The Wealth-Building Pattern Behind Volatile Assets

Look at every investment that's ever created generational wealth:

Amazon went from $107 to $5.97 (a 95% drop!) before becoming a trillion-dollar company. If you'd invested $10,000 at its peak in 1999, you'd have watched your investment shrink to $560 before eventually growing to over $12 million today.

Bitcoin has crashed by more than 80% four separate times on its journey from pennies to tens of thousands of dollars. Each "bubble" was declared the end by experts. In fact, it's been declared "DEAD" so many times that there's a great obituary website dedicated to showing it on a graph. Each time, those who maintained their allocation quietly benefited.

Apple nearly went bankrupt in the 90s. It lost over 80% of its value multiple times on its journey to becoming the world's most valuable company.

Tesla dropped more than 40% six different times while delivering a 12,000% return.

The pattern is undeniable: The assets with the greatest long-term returns are precisely the ones that experience the most dramatic crashes along the way.

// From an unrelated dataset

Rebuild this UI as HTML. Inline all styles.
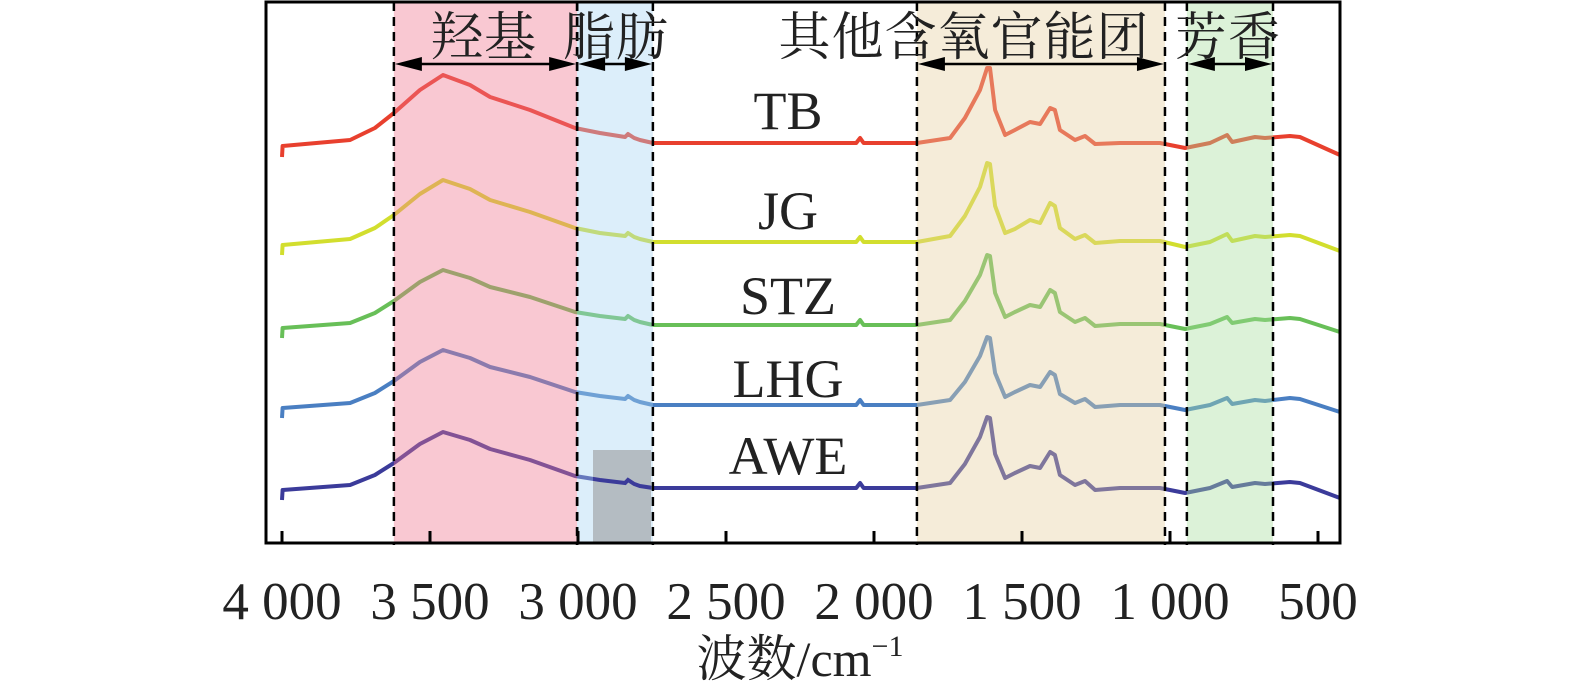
<!DOCTYPE html>
<html><head><meta charset="utf-8"><style>
html,body{margin:0;padding:0;background:#fff;}
svg{display:block;}
text{font-family:"Liberation Serif","Noto Serif CJK SC",serif;fill:#222;}
</style></head><body>
<svg id="chart" width="1575" height="694" viewBox="0 0 1575 694" xmlns="http://www.w3.org/2000/svg">
<defs><clipPath id="greyClip"><rect x="593" y="450" width="58" height="93"/></clipPath></defs>
<g id="under"></g><g id="curves"></g><g id="over"></g><g id="axes"></g>
</svg>
<script>
const wavenumbers=[4000,3998,3770,3686,3622,3534,3456,3365,3297,3162,3010,2926,2841,2831,2810,2791,2747,2500,2060,2047,2035,1855,1743,1693,1642,1618,1608,1591,1557,1524,1473,1439,1405,1389,1372,1321,1287,1253,1169,1034,949,865,807,790,713,679,595,561,426];
const seriesNames=["TB","JG","STZ","LHG","AWE"];
const tbValues=[393,404,410,422,437,460,475,465,453,440,422,417,413,416,412,410,407,407,407,412,407,407,412,432,460,482,482,440,415,420,428,426,442,440,420,410,414,406,407,407,402,407,415,408,413,412,414,413,395];
const jgValues=[295,305,311,322,335,356,370,361,350,338,322,317,314,317,313,311,308,308,308,313,308,308,314,334,363,387,386,344,317,321,330,327,347,344,322,311,315,307,309,309,303,308,316,309,314,313,315,314,299];
const stzValues=[212,222,227,237,249,268,280,272,263,253,238,234,231,234,230,228,225,225,225,230,225,225,230,249,275,295,294,257,233,238,245,243,260,257,238,228,232,224,226,226,221,226,233,227,231,230,232,231,218];
const lhgValues=[132,142,147,157,169,188,200,192,183,173,158,154,151,154,150,148,145,145,145,150,145,145,150,168,194,213,212,177,153,158,165,163,178,175,156,147,151,143,145,145,140,145,152,146,150,149,152,151,138];
const aweValues=[50,60,65,75,87,106,118,110,101,90,74,70,67,70,66,64,62,62,62,67,62,62,67,86,113,133,132,96,72,77,84,82,98,95,75,65,69,60,62,62,57,62,69,63,67,66,68,67,52];
const seriesColors=["#e8402e","#d2de2e","#68bf58","#4a7fc2","#3b3b9a"];
const xTicks=[4000,3500,3000,2500,2000,1500,1000,500];
const xTickLabels=["4 000","3 500","3 000","2 500","2 000","1 500","1 000","500"];
const regionNames=["羟基","脂肪","其他含氧官能团","芳香"];
const regionStarts=[3622,3003,1855,943];
const regionEnds=[3003,2747,1017,652];
const labelY=[110,210,295,378,455];

const NS="http://www.w3.org/2000/svg";
const X0=282,KX=0.296;
function xs(w){return X0+(4000-w)*KX;}
function ys(a){return 550-a;}
function mk(tag,attrs,parent){const e=document.createElementNS(NS,tag);for(const k in attrs)e.setAttribute(k,attrs[k]);parent.appendChild(e);return e;}
const under=document.getElementById('under'),curves=document.getElementById('curves'),over=document.getElementById('over'),axes=document.getElementById('axes');
const bandColors=["rgb(240,117,142)","rgb(167,212,242)","rgb(230,207,160)","rgb(167,222,157)"];
const allSeries=[tbValues,jgValues,stzValues,lhgValues,aweValues];
function pathD(vals){return vals.map((v,j)=>(j?'L':'M')+xs(wavenumbers[j]).toFixed(1)+' '+ys(v)).join(' ');}
allSeries.forEach((vals,i)=>{
  const p=mk('path',{d:pathD(vals),fill:'none',stroke:seriesColors[i],'stroke-width':4,'stroke-linejoin':'round'},curves);
  
  
  const t=mk('text',{x:788,y:labelY[i]+19,'text-anchor':'middle','font-size':54},curves);
  t.textContent=seriesNames[i];
  
  
});
regionStarts.forEach((s,i)=>{
  const x1=xs(s),x2=xs(regionEnds[i]);
  const r=mk('rect',{x:x1,y:2,width:x2-x1,height:541,fill:bandColors[i],opacity:0.4},over);
  
  
});
const gr=mk('rect',{x:593,y:450,width:58,height:93,fill:'#b4bcc2'},over);


const aw=mk('path',{d:pathD(aweValues),fill:'none',stroke:seriesColors[4],'stroke-width':4,'clip-path':'url(#greyClip)'},over);


regionStarts.forEach((s,i)=>{
  const x1=xs(s),x2=xs(regionEnds[i]);
  [x1,x2].forEach(x=>{
    const l=mk('line',{x1:x,y1:2,x2:x,y2:545,stroke:'#000','stroke-width':2.5,'stroke-dasharray':'9,6'},over);
    
    
  });
  const a=mk('g',{},over);
  
  
  mk('line',{x1:x1+20,y1:64,x2:x2-20,y2:64,stroke:'#000','stroke-width':2.5},a);
  mk('polygon',{points:`${x1+1},64 ${x1+28},57 ${x1+28},71`,fill:'#000'},a);
  mk('polygon',{points:`${x2-1},64 ${x2-28},57 ${x2-28},71`,fill:'#000'},a);
});
const titleX=[484,616,964,1228];
regionNames.forEach((n,i)=>{
  const t=mk('text',{x:titleX[i],y:55,'text-anchor':'middle','font-size':52,'letter-spacing':'1'},over);
  t.textContent=n;
  
  
});
const frame=mk('rect',{x:266,y:2,width:1074,height:541,fill:'none',stroke:'#000','stroke-width':3},axes);


xTicks.forEach((v,i)=>{
  const x=xs(v);
  const l=mk('line',{x1:x,y1:543,x2:x,y2:531,stroke:'#000','stroke-width':3},axes);
  
  
  const t=mk('text',{x:x,y:619,'text-anchor':'middle','font-size':53},axes);
  t.textContent=xTickLabels[i];
  
  
});
const xt=mk('text',{x:800,y:676,'text-anchor':'middle','font-size':50},axes);
xt.innerHTML='波数/cm<tspan dy="-20" font-size="30">−1</tspan>';


</script>
</body></html>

The Portfolio Diversification Most Advisors Miss

Traditional financial advisors often recommend a mix of stocks, bonds, and perhaps some real estate or commodities. But many haven't yet recognized what sophisticated institutional investors increasingly understand: crypto represents an entirely new asset class with unique performance characteristics.

The key insight? Crypto isn’t just about high returns—it’s about long-term uncorrelation. While it sometimes moves with stocks or gold, over time, it behaves independently. This makes it a powerful addition to a diversified portfolio, offering the potential to enhance returns while reducing overall risk.

This is why Yale, Harvard, and other major endowments have quietly added crypto exposure to their portfolios. They understand that allocating even a modest 5-10% to this emerging asset class can significantly improve overall portfolio performance over the long term.

Why A Managed Approach Makes All The Difference

Let's be honest: Successfully navigating crypto's extreme volatility as an individual investor is extraordinarily difficult. The emotional discipline required to buy during market panics or hold through 80% drawdowns is beyond what most people can realistically manage while living their lives and focusing on their careers.

This is where a managed crypto investment approach creates enormous value:

  1. Emotional detachment: Professional managers follow systematic investment processes rather than reacting emotionally to market swings.
  2. Time efficiency: Most people don't have the bandwidth to constantly research projects, analyze market trends, and monitor security issues.
  3. Risk management: Experienced crypto managers employ sophisticated risk mitigation techniques that aren't available to most individual investors.
  4. Opportunity access: Professional funds often have access to early-stage projects, staking opportunities, and yield-generating strategies that retail investors simply can't access.

For most investors, the difference between success and failure in crypto isn't about understanding the technology—it's about behavioral discipline through extreme market cycles. A managed approach creates a buffer between your emotions and your investments.

The "Bamboo Growth" Nature of Crypto Investments

There's a type of Chinese bamboo that takes five years to grow. You plant the seed, water it daily, and... nothing visible happens for four years. Then suddenly, in the fifth year, it shoots up 80 feet in just six weeks.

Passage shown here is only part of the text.